Jefferson was a believer in god but not clearly thought the Bible was bullshit. He was joined by people such as Madison and Paine, who were more deists than anything else- even though Tea Partiers and the like regularly dress up like them and pretend that they would join their superchristian ranks if they were alive.
"Jefferson considered much of the New Testament of the Bible to be false. He described these as “so much untruth, charlatanism and imposture”.[30] He described the “roguery of others of His disciples”, [31] and called them a “band of dupes and impostors” describing Paul as the “first corrupter of the doctrines of Jesus”, and wrote of “palpable interpolations and falsifications”.[31] He also described the Book of Revelation to be “merely the ravings of a maniac, no more worthy nor capable of explanation than the incoherences of our own nightly dreams”.[32]
From his careful study of the Bible, Jefferson concluded that Jesus never claimed to be God.[33] While living in the White House, Jefferson began to piece together his own condensed version of the Gospels, omitting the virgin birth of Jesus, miracles attributed to Jesus, divinity and the resurrection of Jesus. Thus, primarily leaving only Jesus’ moral philosophy, of which he approved. This compilation titled The LIFE AND MORALS OF JESUS OF NAZARETH Extracted Textually from the Gospels Greek, Latin, French, and English was published after his death and became known as the Jefferson Bible.[10]
In 1803 Jefferson composed a syllabus of the comparative merits of Christianity. He let only a few see it, including Benjamin Rush in 1803 and William Short in 1820. When Rush died in 1813, Jefferson asked the family to return the document to him. In the syllabus, Jefferson outlines what he considers to be some of the advantages of Jesus’ teachings. In the 1820 letter to Short, he makes it clear that he disagrees with some of those teachings.[8][34]"
These were the same people that invented the electoral college, restricted voting to white male landowners, and left slavery in the constitution.
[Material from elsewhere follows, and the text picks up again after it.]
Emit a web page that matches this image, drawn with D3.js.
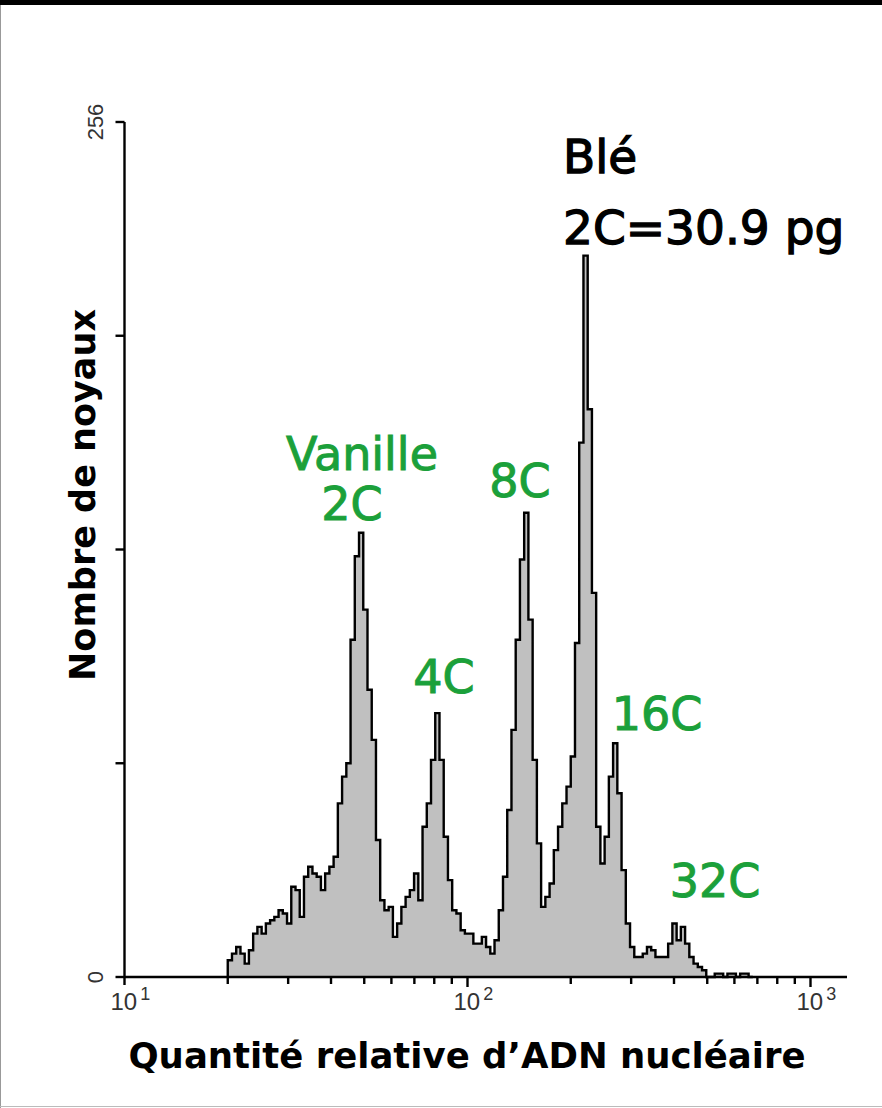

Great men they were, but they were neither infallible, nor were they “common folks” or populists. Far from it.
Adams was, yes. Most of them were deists though, and this does not equate with being religious in the sense of believing in an organized religion.
Maher’s point is that this is a HUGE break from what Tea Partiers depict them as- the Christian guardians of the free market.
Exactly. But they do not make reference to what God, and that is what is good about the documents. Again, this doesn’t mean they buy into organized religion, which is much more similar to what people like myself believe as opposed to the very strict religious right.
[quote]
I thought it before but now I am convinced, Bill Maher is dumber than mule shit. [/quote]
Mule shit? Jesus cletis get off the fuckin farm.